Deterministic Fuzzy Triage for Legal Compliance Classification and Evidence Retrieval

from arxiv, 8 pages, 5 figures. Published in the Proceedings of the AAAI Bridge between Artificial Intelligence and Law 2026 (Full papers), pages 51-58

Legal teams increasingly use machine learning to triage large volumes of contractual evidence, but many models are opaque, non-deterministic, and difficult to align with frameworks such as HIPAA or NERC-CIP. We study a simple, reproducible alternative based on deterministic dual encoders and transparent fuzzy triage bands. We train a RoBERTa-base dual encoder with a 512-dimensional projection and cosine similarity on the ACORD benchmark for graded clause retrieval, then fine-tune it on a CUAD-derived binary compliance dataset. Across five random seeds (40-44) on a single NVIDIA A100 GPU, the model achieves ACORD-style retrieval performance of NDCG@5 0.38-0.42, NDCG@10 0.45-0.50, and 4-star Precision@5 about 0.37 on the test split. On CUAD-derived binary labels, it achieves AUC 0.98-0.99 and F1 0.22-0.30 depending on positive-class weighting, outperforming majority and random baselines in a highly imbalanced setting with a positive rate of about 0.6%. We then map scalar compliance scores into three regions: auto-noncompliant, auto-compliant, and human-review. Thresholds are tuned on validation data to maximize automatic decision coverage subject to an empirical error-rate constraint of at most 2% over auto-decided examples. The result is a seed-stable system summarized by a small number of scalar parameters. We argue that deterministic encoders, calibrated fuzzy bands, and explicit error constraints provide a practical middle ground between hand-crafted rules and opaque large language models, supporting explainable evidence triage, reproducible audit trails, and concrete mappings to legal review concepts.

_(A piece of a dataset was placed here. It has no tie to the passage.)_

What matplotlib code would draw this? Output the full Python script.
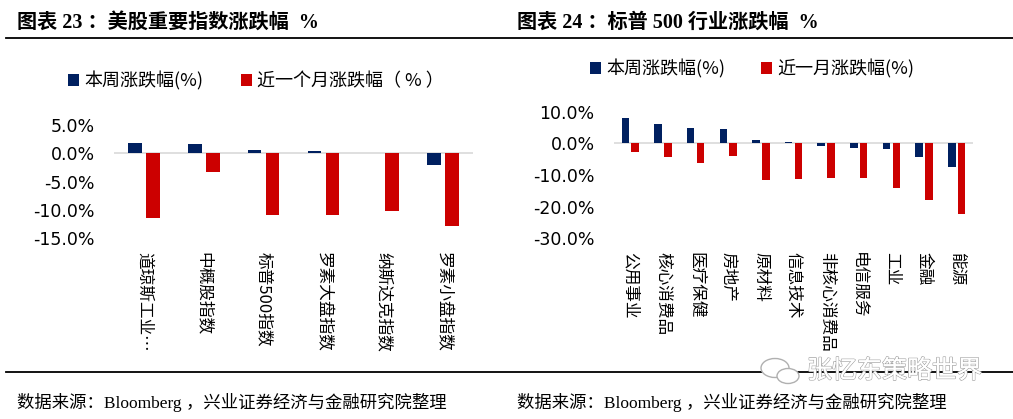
import matplotlib
matplotlib.use("Agg")
import matplotlib.pyplot as plt
from matplotlib.lines import Line2D
from matplotlib.patches import Ellipse
import matplotlib.patheffects as pe
import numpy as np

plt.rcParams['font.family'] = ['Noto Sans CJK SC', 'DejaVu Sans']

# ---------------- data ----------------
left_categories = ["道琼斯工业…", "中概股指数", "标普500指数", "罗素大盘指数", "纳斯达克指数", "罗素小盘指数"]
left_week = [1.86, 1.7, 0.63, 0.46, 0.0, -2.05]
left_month = [-11.5, -3.3, -11.0, -11.0, -10.3, -12.9]
left_ticks = [5, 0, -5, -10, -15]
left_ticklabels = ["5.0%", "0.0%", "-5.0%", "-10.0%", "-15.0%"]

right_categories = ["公用事业", "核心消费品", "医疗保健", "房地产", "原材料", "信息技术",
                    "非核心消费品", "电信服务", "工业", "金融", "能源"]
right_week = [8.1, 6.1, 4.9, 4.5, 1.0, 0.4, -0.85, -1.5, -1.8, -4.3, -7.5]
right_month = [-2.8, -4.3, -6.2, -4.0, -11.6, -11.3, -11.0, -11.0, -14.2, -18.0, -22.4]
right_ticks = [10, 0, -10, -20, -30]
right_ticklabels = ["10.0%", "0.0%", "-10.0%", "-20.0%", "-30.0%"]

BLUE = "#002060"
RED = "#CC0000"

W, H = 1013, 419
fig = plt.figure(figsize=(W / 100, H / 100), dpi=100)


def fx(px):
    return px / W


def fy(py):
    return 1 - py / H


def draw_panel(rect, cats, week, month, ticks, ticklabels, ylim, legend_labels, legend_xy, colspace):
    ax = fig.add_axes(rect)
    x = np.arange(len(cats))
    w = 0.23
    b1 = ax.bar(x - 0.15, week, width=w, color=BLUE)
    b2 = ax.bar(x + 0.15, month, width=w, color=RED)
    ax.axhline(0, color="#d9d9d9", lw=1.2, zorder=0)
    ax.set_xlim(-0.5, len(cats) - 0.5)
    ax.set_ylim(*ylim)
    ax.set_yticks(ticks)
    ax.set_yticklabels(ticklabels, fontsize=12.5, family=["DejaVu Sans"])
    ax.set_xticks(x)
    ax.set_xticklabels(cats, rotation=-90, ha="center", va="top", fontsize=12)
    ax.tick_params(axis="both", length=0)
    ax.tick_params(axis="x", pad=10)
    ax.tick_params(axis="y", pad=14)
    for s in ax.spines.values():
        s.set_visible(False)
    ax.legend([b1, b2], legend_labels, loc="center left", bbox_to_anchor=legend_xy,
              bbox_transform=fig.transFigure, ncol=2, frameon=False,
              prop={"size": 13, "family": ["Noto Sans CJK SC", "DejaVu Sans"]},
              handlelength=0.6, handleheight=0.6, handletextpad=0.3,
              columnspacing=colspace, borderpad=0, borderaxespad=0)
    return ax


draw_panel([fx(114), fy(238), fx(359), (238 - 125) / H], left_categories, left_week, left_month,
           left_ticks, left_ticklabels, (-15, 5), ["本周涨跌幅(%)", "近一个月涨跌幅（ % ）"],
           (fx(68), fy(81)), 2.1)
draw_panel([fx(614), fy(238), fx(359), (238 - 112) / H], right_categories, right_week, right_month,
           right_ticks, right_ticklabels, (-30, 10), ["本周涨跌幅(%)", "近一月涨跌幅(%)"],
           (fx(590), fy(69)), 2.0)

title_fam = ["Liberation Serif", "Noto Sans CJK SC"]
fig.text(fx(17), fy(23), "图表 23 ：美股重要指数涨跌幅  %", fontsize=14.5, fontweight="bold",
         family=title_fam, va="center", ha="left")
fig.text(fx(517), fy(23), "图表 24 ：标普 500 行业涨跌幅  %", fontsize=14.5, fontweight="bold",
         family=title_fam, va="center", ha="left")

src = "数据来源：Bloomberg ，兴业证券经济与金融研究院整理"
fig.text(fx(17), fy(402), src, fontsize=12.5, family=title_fam, va="center", ha="left")
fig.text(fx(517), fy(402), src, fontsize=12.5, family=title_fam, va="center", ha="left")

# separator lines
fig.add_artist(Line2D([fx(6), 1], [fy(38), fy(38)], color="black", lw=1.3, transform=fig.transFigure))
fig.add_artist(Line2D([fx(6), 1], [fy(372), fy(372)], color="black", lw=1.3, transform=fig.transFigure))

# watermark (icon + outlined text)
fig.add_artist(Ellipse((fx(775), fy(368)), fx(28), 19 / H, facecolor="white", edgecolor="#b0b0b0",
                       lw=1.0, transform=fig.transFigure, zorder=5))
fig.add_artist(Ellipse((fx(788), fy(376)), fx(22), 15 / H, facecolor="white", edgecolor="#b0b0b0",
                       lw=1.0, transform=fig.transFigure, zorder=6))
t = fig.text(fx(807), fy(371), "张忆东策略世界", fontsize=18, color="white", va="center", ha="left",
             fontweight="light", zorder=7)
t.set_path_effects([pe.withStroke(linewidth=1.1, foreground="#a8a8a8"), pe.Normal()])

fig.savefig("out.png", dpi=100)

翻译：法律团队越来越多地使用机器学习对大量合同证据进行分类，但许多模型不透明、非确定性且难以与HIPAA或NERC-CIP等框架对齐。我们研究了一种基于确定性双编码器和透明模糊分类带的简单、可复现替代方案。我们在ACORD分级条款检索基准上，使用512维投影和余弦相似度训练了RoBERTa-base双编码器，随后在CUAD衍生的二元合规数据集上进行微调。在单张NVIDIA A100 GPU上使用五个随机种子（40-44）进行测试，该模型在测试集上实现了ACORD风格检索性能：NDCG@5为0.38-0.42，NDCG@10为0.45-0.50，4-star Precision@5约为0.37。在CUAD衍生的二元标签上，根据正类权重调整，模型AUC达到0.98-0.99，F1分数为0.22-0.30，在正例率约0.6%的高度不平衡场景中优于多数类和随机基线。随后我们将标量合规分数映射至三个区域：自动不合规、自动合规和人工审核。通过在验证数据上调整阈值，在满足自动判定样本经验错误率不超过2%的约束条件下，最大化自动决策覆盖率。最终形成由少量标量参数定义的种子稳定系统。我们认为，确定性编码器、校准模糊带和显式错误约束为手工规则与不透明大语言模型之间提供了实用折中方案，支持可解释的证据分类、可复现的审计追踪以及与法律审查概念的具体映射。